The name of scientific name of our banana tree is Musa X basjoo and it is native to the Ryuku Islands near Japan. Due to the Musa x basjoo being winter hardy, it is recommended that the plant be moved indoors when temperature drops below around 40 degrees Fahrenheit. It is best grown at a site that is protected from environmental elements, moist soils with good drainage, and in full sunlight. The plant produces large paddle-shaped leaves that can grow from 2’ wide to 6’ long. Even though this plant produces fruit, gardeners tend to purchase and grow these plants for their ornamental foliage or for the plant’s fiber to be used for fabrics. The plant uses carbon to grow and releases oxygen as a bi-product thereby reducing the concentration of CO2 and decreasing the greenhouse effect. The plant continues to do so until the plant burns, dies, and/or breaks down. I believe figuring out if the damaged leaves can photosynthesize at some capacity than the leaves that are not damaged those results could give us insight into why the banana tree plant doesn’t shed them and how we can utilize this to reduce global warming.
Discussion:
The goal of this experiment was to figure out if there was a difference in photosynthetic rates between two variations of leaves. We predicted that there would be no difference in respiratory rates between the two leaf variations, that shredded leaves would have lower rates for gross primary productivity and net primary productivity than the intact leaves. We have two graphs that support our hypothesis that intact leaves have higher photosynthetic rates than shredded leaves. The average rate of gross primary productivity data shown in graph A support our hypothesis by showing that intact leaves have a higher rate of photosynthesis than shredded leaves. The average light intensity rate between the leaf variations in graph B, supports our hypothesis because it shows that no matter the position the leaves were before extraction the rate of light intensity was lower for shredded than intact leaves.
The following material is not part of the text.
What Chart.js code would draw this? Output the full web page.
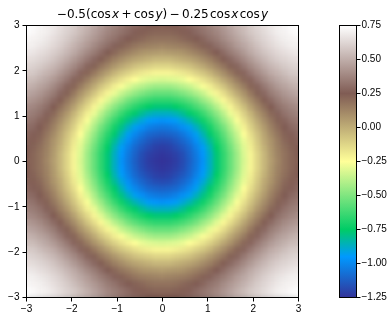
<!DOCTYPE html>
<html>
<head>
<meta charset="utf-8">
<script src="https://cdn.jsdelivr.net/npm/chart.js@4/dist/chart.umd.min.js"></script>
<style>
html, body { margin: 0; padding: 0; background: #fff; }
#wrap { position: relative; width: 392px; height: 320px; overflow: hidden; }
canvas { position: absolute; left: 0; top: 0; }
#titulo { position: absolute; left: 0; top: 7px; width: 325px; text-align: center; font: 12px "DejaVu Sans"; color: #000; white-space: nowrap; }
</style>
</head>
<body>
<div id="wrap">
<canvas id="mapa" width="392" height="320"></canvas>
<canvas id="barra" width="392" height="320"></canvas>
<div id="titulo">−0.5(cos&#8202;<i>x</i>&#8201;+&#8201;cos&#8202;<i>y</i>)&#8201;−&#8201;0.25&#8202;cos&#8202;<i>x</i>&#8202;cos&#8202;<i>y</i></div>
</div>
<script>
var xValues = [-3,-2.85,-2.7,-2.55,-2.4,-2.25,-2.1,-1.95,-1.8,-1.65,-1.5,-1.35,-1.2,-1.05,-0.9,-0.75,-0.6,-0.45,-0.3,-0.15,0,0.15,0.3,0.45,0.6,0.75,0.9,1.05,1.2,1.35,1.5,1.65,1.8,1.95,2.1,2.25,2.4,2.55,2.7,2.85,3];
var yValues = xValues;
var axisTicks = [-3,-2,-1,0,1,2,3];
var barTicks = [-1.25,-1,-0.75,-0.5,-0.25,0,0.25,0.5,0.75];

var r0 = [0.24,0.22,0.18,0.12,0.05,-0.03,-0.12,-0.22,-0.33,-0.44,-0.55,-0.66,-0.77,-0.87,-0.97,-1.05,-1.12,-1.18,-1.22,-1.24,-1.25,-1.24,-1.22,-1.18,-1.12,-1.05,-0.97,-0.87,-0.77,-0.66,-0.55,-0.44,-0.33,-0.22,-0.12,-0.03,0.05,0.12,0.18,0.22,0.24];
var r1 = [0.25,0.22,0.18,0.13,0.06,-0.03,-0.12,-0.22,-0.32,-0.44,-0.55,-0.66,-0.77,-0.87,-0.96,-1.04,-1.11,-1.17,-1.21,-1.23,-1.24,-1.23,-1.21,-1.17,-1.11,-1.04,-0.96,-0.87,-0.77,-0.66,-0.55,-0.44,-0.32,-0.22,-0.12,-0.03,0.06,0.13,0.18,0.22,0.25];
var r2 = [0.25,0.23,0.19,0.14,0.07,-0.01,-0.1,-0.2,-0.31,-0.42,-0.53,-0.64,-0.75,-0.85,-0.94,-1.02,-1.09,-1.14,-1.18,-1.21,-1.22,-1.21,-1.18,-1.14,-1.09,-1.02,-0.94,-0.85,-0.75,-0.64,-0.53,-0.42,-0.31,-0.2,-0.1,-0.01,0.07,0.14,0.19,0.23,0.25];
var r3 = [0.27,0.24,0.21,0.15,0.08,0.01,-0.08,-0.18,-0.29,-0.39,-0.5,-0.61,-0.71,-0.81,-0.9,-0.98,-1.05,-1.1,-1.14,-1.17,-1.18,-1.17,-1.14,-1.1,-1.05,-0.98,-0.9,-0.81,-0.71,-0.61,-0.5,-0.39,-0.29,-0.18,-0.08,0.01,0.08,0.15,0.21,0.24,0.27];
var r4 = [0.29,0.26,0.23,0.17,0.11,0.03,-0.06,-0.15,-0.25,-0.36,-0.46,-0.57,-0.67,-0.76,-0.85,-0.93,-1,-1.05,-1.09,-1.11,-1.12,-1.11,-1.09,-1.05,-1,-0.93,-0.85,-0.76,-0.67,-0.57,-0.46,-0.36,-0.25,-0.15,-0.06,0.03,0.11,0.17,0.23,0.26,0.29];
var r5 = [0.31,0.29,0.25,0.2,0.14,0.06,-0.02,-0.11,-0.21,-0.31,-0.41,-0.52,-0.61,-0.71,-0.79,-0.87,-0.93,-0.98,-1.02,-1.04,-1.05,-1.04,-1.02,-0.98,-0.93,-0.87,-0.79,-0.71,-0.61,-0.52,-0.41,-0.31,-0.21,-0.11,-0.02,0.06,0.14,0.2,0.25,0.29,0.31];
var r6 = [0.34,0.32,0.28,0.23,0.17,0.1,0.02,-0.07,-0.16,-0.26,-0.36,-0.45,-0.55,-0.64,-0.72,-0.79,-0.85,-0.9,-0.94,-0.96,-0.97,-0.96,-0.94,-0.9,-0.85,-0.79,-0.72,-0.64,-0.55,-0.45,-0.36,-0.26,-0.16,-0.07,0.02,0.1,0.17,0.23,0.28,0.32,0.34];
var r7 = [0.37,0.35,0.32,0.27,0.21,0.14,0.07,-0.02,-0.11,-0.2,-0.29,-0.39,-0.48,-0.56,-0.64,-0.71,-0.76,-0.81,-0.85,-0.87,-0.87,-0.87,-0.85,-0.81,-0.76,-0.71,-0.64,-0.56,-0.48,-0.39,-0.29,-0.2,-0.11,-0.02,0.07,0.14,0.21,0.27,0.32,0.35,0.37];
var r8 = [0.4,0.38,0.35,0.31,0.25,0.19,0.12,0.04,-0.05,-0.13,-0.22,-0.31,-0.4,-0.48,-0.55,-0.61,-0.67,-0.71,-0.75,-0.77,-0.77,-0.77,-0.75,-0.71,-0.67,-0.61,-0.55,-0.48,-0.4,-0.31,-0.22,-0.13,-0.05,0.04,0.12,0.19,0.25,0.31,0.35,0.38,0.4];
var r9 = [0.44,0.42,0.39,0.35,0.3,0.24,0.17,0.1,0.02,-0.07,-0.15,-0.23,-0.31,-0.39,-0.45,-0.52,-0.57,-0.61,-0.64,-0.66,-0.66,-0.66,-0.64,-0.61,-0.57,-0.52,-0.45,-0.39,-0.31,-0.23,-0.15,-0.07,0.02,0.1,0.17,0.24,0.3,0.35,0.39,0.42,0.44];
var r10 = [0.48,0.46,0.43,0.39,0.35,0.29,0.23,0.16,0.08,0.01,-0.07,-0.15,-0.22,-0.29,-0.36,-0.41,-0.46,-0.5,-0.53,-0.55,-0.55,-0.55,-0.53,-0.5,-0.46,-0.41,-0.36,-0.29,-0.22,-0.15,-0.07,0.01,0.08,0.16,0.23,0.29,0.35,0.39,0.43,0.46,0.48];
var r11 = [0.52,0.5,0.47,0.44,0.39,0.34,0.28,0.22,0.15,0.08,0.01,-0.07,-0.13,-0.2,-0.26,-0.31,-0.36,-0.39,-0.42,-0.44,-0.44,-0.44,-0.42,-0.39,-0.36,-0.31,-0.26,-0.2,-0.13,-0.07,0.01,0.08,0.15,0.22,0.28,0.34,0.39,0.44,0.47,0.5,0.52];
var r12 = [0.55,0.54,0.51,0.48,0.44,0.39,0.34,0.28,0.21,0.15,0.08,0.02,-0.05,-0.11,-0.16,-0.21,-0.25,-0.29,-0.31,-0.32,-0.33,-0.32,-0.31,-0.29,-0.25,-0.21,-0.16,-0.11,-0.05,0.02,0.08,0.15,0.21,0.28,0.34,0.39,0.44,0.48,0.51,0.54,0.55];
var r13 = [0.59,0.58,0.55,0.52,0.49,0.44,0.39,0.34,0.28,0.22,0.16,0.1,0.04,-0.02,-0.07,-0.11,-0.15,-0.18,-0.2,-0.22,-0.22,-0.22,-0.2,-0.18,-0.15,-0.11,-0.07,-0.02,0.04,0.1,0.16,0.22,0.28,0.34,0.39,0.44,0.49,0.52,0.55,0.58,0.59];
var r14 = [0.62,0.61,0.59,0.56,0.53,0.49,0.44,0.39,0.34,0.28,0.23,0.17,0.12,0.07,0.02,-0.02,-0.06,-0.08,-0.1,-0.12,-0.12,-0.12,-0.1,-0.08,-0.06,-0.02,0.02,0.07,0.12,0.17,0.23,0.28,0.34,0.39,0.44,0.49,0.53,0.56,0.59,0.61,0.62];
var r15 = [0.65,0.64,0.62,0.6,0.57,0.53,0.49,0.44,0.39,0.34,0.29,0.24,0.19,0.14,0.1,0.06,0.03,0.01,-0.01,-0.03,-0.03,-0.03,-0.01,0.01,0.03,0.06,0.1,0.14,0.19,0.24,0.29,0.34,0.39,0.44,0.49,0.53,0.57,0.6,0.62,0.64,0.65];
var r16 = [0.68,0.67,0.65,0.63,0.6,0.57,0.53,0.49,0.44,0.39,0.35,0.3,0.25,0.21,0.17,0.14,0.11,0.08,0.07,0.06,0.05,0.06,0.07,0.08,0.11,0.14,0.17,0.21,0.25,0.3,0.35,0.39,0.44,0.49,0.53,0.57,0.6,0.63,0.65,0.67,0.68];
var r17 = [0.7,0.7,0.68,0.66,0.63,0.6,0.56,0.52,0.48,0.44,0.39,0.35,0.31,0.27,0.23,0.2,0.17,0.15,0.14,0.13,0.12,0.13,0.14,0.15,0.17,0.2,0.23,0.27,0.31,0.35,0.39,0.44,0.48,0.52,0.56,0.6,0.63,0.66,0.68,0.7,0.7];
var r18 = [0.72,0.71,0.7,0.68,0.65,0.62,0.59,0.55,0.51,0.47,0.43,0.39,0.35,0.32,0.28,0.25,0.23,0.21,0.19,0.18,0.18,0.18,0.19,0.21,0.23,0.25,0.28,0.32,0.35,0.39,0.43,0.47,0.51,0.55,0.59,0.62,0.65,0.68,0.7,0.71,0.72];
var r19 = [0.74,0.73,0.71,0.7,0.67,0.64,0.61,0.58,0.54,0.5,0.46,0.42,0.38,0.35,0.32,0.29,0.26,0.24,0.23,0.22,0.22,0.22,0.23,0.24,0.26,0.29,0.32,0.35,0.38,0.42,0.46,0.5,0.54,0.58,0.61,0.64,0.67,0.7,0.71,0.73,0.74];
var r20 = [0.75,0.74,0.72,0.7,0.68,0.65,0.62,0.59,0.55,0.52,0.48,0.44,0.4,0.37,0.34,0.31,0.29,0.27,0.25,0.25,0.24,0.25,0.25,0.27,0.29,0.31,0.34,0.37,0.4,0.44,0.48,0.52,0.55,0.59,0.62,0.65,0.68,0.7,0.72,0.74,0.75];
var zRows = [r20,r19,r18,r17,r16,r15,r14,r13,r12,r11,r10,r9,r8,r7,r6,r5,r4,r3,r2,r1,r0,r1,r2,r3,r4,r5,r6,r7,r8,r9,r10,r11,r12,r13,r14,r15,r16,r17,r18,r19,r20];

var zMin = -1.25;
var zMax = 0.75;
var halfCell = 0.08;

// colormap terrain
var mapStops = [0, 0.15, 0.25, 0.5, 0.75, 1];
var mapColors = [[51,51,153],[0,153,255],[0,204,102],[255,255,153],[128,92,84],[255,255,255]];

function colorFor(z) {
    var t = Math.max(0, Math.min(1, (z - zMin) / (zMax - zMin)));
    var i = 0;
    while (i < mapStops.length - 2 && t > mapStops[i + 1]) {
        i++;
    }
    var f = (t - mapStops[i]) / (mapStops[i + 1] - mapStops[i]);
    var a = mapColors[i];
    var b = mapColors[i + 1];
    return 'rgb(' + Math.round(a[0] + (b[0] - a[0]) * f) + ',' + Math.round(a[1] + (b[1] - a[1]) * f) + ',' + Math.round(a[2] + (b[2] - a[2]) * f) + ')';
}

function minusLabel(v) {
    return String(v).replace('-', '\u2212');
}

function barGradient(context) {
    var area = context.chart.chartArea;
    if (!area) {
        return '#000';
    }
    var g = context.chart.ctx.createLinearGradient(0, area.bottom, 0, area.top);
    for (var i = 0; i < mapStops.length; i++) {
        g.addColorStop(mapStops[i], colorFor(zMin + mapStops[i] * (zMax - zMin)));
    }
    return g;
}

// suaviza las celdas, el mapa original esta interpolado
var suavizado = {
    id: 'suavizado',
    afterDatasetsDraw: function (chart) {
        var a = chart.chartArea;
        var ctx = chart.ctx;
        ctx.save();
        ctx.beginPath();
        ctx.rect(a.left, a.top, a.right - a.left, a.bottom - a.top);
        ctx.clip();
        ctx.filter = 'blur(2.2px)';
        ctx.drawImage(chart.canvas, a.left, a.top, a.right - a.left, a.bottom - a.top, a.left, a.top, a.right - a.left, a.bottom - a.top);
        ctx.restore();
    }
};

var marco = {
    id: 'marco',
    afterDraw: function (chart) {
        var a = chart.chartArea;
        var ctx = chart.ctx;
        ctx.save();
        ctx.strokeStyle = '#000';
        ctx.lineWidth = 1;
        ctx.strokeRect(a.left, a.top, a.right - a.left, a.bottom - a.top);
        ctx.restore();
    }
};

var tickFont = { family: 'Liberation Sans', size: 10 };

new Chart(document.getElementById('mapa').getContext('2d'), {
    type: 'bar',
    data: {
        datasets: yValues.map(function (y, i) {
            return {
                data: xValues.map(function (x) {
                    return { x: x, y: [y - halfCell, y + halfCell] };
                }),
                backgroundColor: zRows[i].map(colorFor),
                borderWidth: 0,
                barPercentage: 1.1,
                categoryPercentage: 1,
                grouped: false
            };
        })
    },
    options: {
        responsive: false,
        devicePixelRatio: 1,
        animation: false,
        layout: { padding: { left: 0, top: 25.5, right: 93.5, bottom: 0 } },
        plugins: { legend: { display: false }, tooltip: { enabled: false } },
        scales: {
            x: {
                type: 'linear',
                offset: false,
                min: -3,
                max: 3,
                afterBuildTicks: function (scale) {
                    scale.ticks = axisTicks.map(function (v) { return { value: v }; });
                },
                afterFit: function (scale) { scale.height = 22.5; },
                grid: { offset: false, drawOnChartArea: false, tickLength: 4, color: '#000' },
                border: { color: '#000' },
                ticks: { color: '#000', font: tickFont, padding: 2, maxRotation: 0, autoSkip: false, callback: minusLabel }
            },
            y: {
                type: 'linear',
                min: -3,
                max: 3,
                afterBuildTicks: function (scale) {
                    scale.ticks = axisTicks.map(function (v) { return { value: v }; });
                },
                afterFit: function (scale) { scale.width = 26.5; },
                grid: { drawOnChartArea: false, tickLength: 4, color: '#000' },
                border: { color: '#000' },
                ticks: { color: '#000', font: tickFont, padding: 3, autoSkip: false, callback: minusLabel }
            }
        }
    },
    plugins: [suavizado, marco]
});

new Chart(document.getElementById('barra').getContext('2d'), {
    type: 'bar',
    data: {
        labels: [''],
        datasets: [{
            data: [[zMin, zMax]],
            backgroundColor: barGradient,
            borderWidth: 0,
            barPercentage: 1,
            categoryPercentage: 1
        }]
    },
    options: {
        responsive: false,
        devicePixelRatio: 1,
        animation: false,
        layout: { padding: { left: 339.5, top: 25.5, right: 0, bottom: 22.5 } },
        plugins: { legend: { display: false }, tooltip: { enabled: false } },
        scales: {
            x: { display: false },
            y: {
                position: 'right',
                min: zMin,
                max: zMax,
                afterBuildTicks: function (scale) {
                    scale.ticks = barTicks.map(function (v) { return { value: v }; });
                },
                afterFit: function (scale) { scale.width = 35.5; },
                grid: { drawOnChartArea: false, tickLength: 4, color: '#000' },
                border: { color: '#000' },
                ticks: {
                    color: '#000', font: tickFont, padding: 1, autoSkip: false,
                    callback: function (v) { return minusLabel(v.toFixed(2)); }
                }
            }
        }
    },
    plugins: [marco]
});
</script>
</body>
</html>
What did not support our hypothesis was the statistical paired sample test. Our p value was 0.283589, and our t value was 2.015048. Due to the p value being greater than 0.05, we failed to reject the null hypothesis. This means there is no credible difference between the means of the shredded and intact leaves. If the p value was less than 0.05, we could have rejected the null hypothesis and assume that there was a difference between photosynthetic rates between the two leaf variations. (Lab manual pg. 36)
I’m speculating that the results from the statistical paired t-test could support that the banana tree does in fact have leaf adaptations in order to survive its environment, reproduce, and maintain the health of the plant. I believe that there’s no difference in photosynthetic rates because the leaves were meant to shred in order to prevent the plant from being uprooted during harsh storms. We did encounter some troubles with our experiment such as the extracting samples without the proper equipment to reach the height that the samples were located, we weren’t able to collect all of our samples before the cold temperatures forced staff to move them into a greenhouse and using one lamp with the same type of lightbulb. Due to the plant being moved into a greenhouse, we weren’t able to acquire the light intensity rates for 3 of the samples, the 3 leaf samples came from the same tree, and we aren’t sure how long the plant had been cut laying there. How we could have addressed these problems was to collect all 12 samples on the first day of our lab after we initially collected the data for our eight samples collected. As well as, measuring light sensitivity.